Le comble est sans aucun doute de ne pas avoir fait assez confiance à « ces » femmes. En ponctuant son film avec les permissions des hommes venus du Front, il semble se reposer, continuellement, sur les mâles pour faire avancer son histoire. Or, les femmes suffisaient amplement à nous intriguer. D’autant que Nathalie Baye, Laura Semet mais surtout Iris Bry, véritable révélation, candide et charismatique, ont de quoi faire avec leurs problèmes et leur caractère.

Tant de peine sur leurs épaules. L’épuisement que l’on ressent. Quelques précieux éclats de vie.

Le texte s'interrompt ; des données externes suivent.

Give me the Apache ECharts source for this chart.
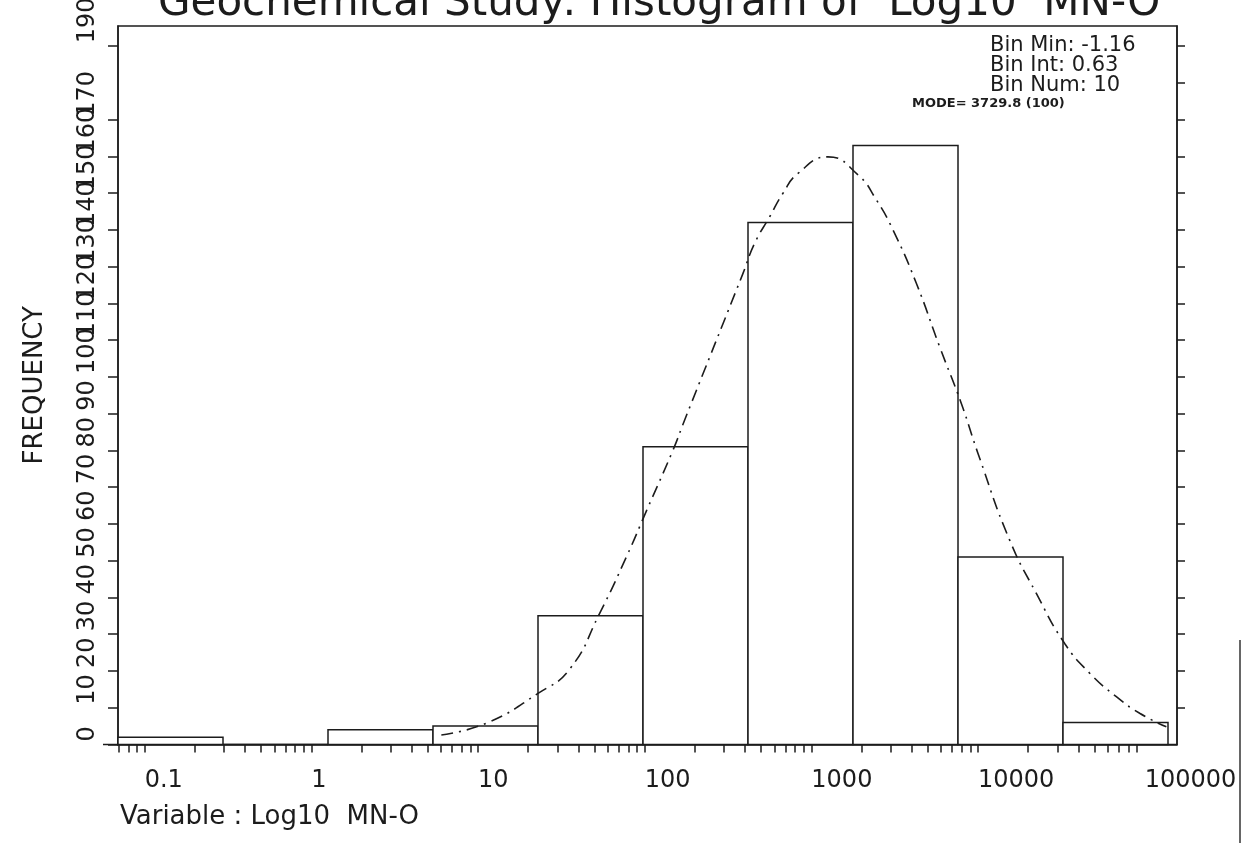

Très lentement, tout s’installe pour que les mensonges, manipulations, hypocrisies, infidélités et avidités gâchent la bonne entente qui règne dans cette ferme sans hommes. Xavier Beauvois a beau maîtrisé parfaitement ses travellings majestueux, il est avare en confrontations (Baye et Smet ne se font vraiment face qu’une seule fois, un comble pour la mère et la fille qui partageaient pour la première fois le grand écran) et le temps passe, comme les années, avec une certaine routine, un certain ennui. Et lorsque son scénario s’éloigne du réalisme pour nous emmener vers un drame romantique, il accélère le temps et les scènes, ne cherchant pas à s’intéresser aux sorts de chacun, maudits ou épanouis, préférant un épilogue étrange, pour ne pas dire énigmatique.

De ces Gardiennes, on ne retiendra alors qu’une forme de nostalgie, presque spectrale, pour un cinéma passé. C’est pourtant quand il filme les femmes dans leur condition sociale et dans leurs contraintes « culturelles », laborieuses, déterminées et valeureuses qu’il dépasse l’observation (comme on regarde un tableau) pour capter une alchimie entre les Amazones et leurs champs.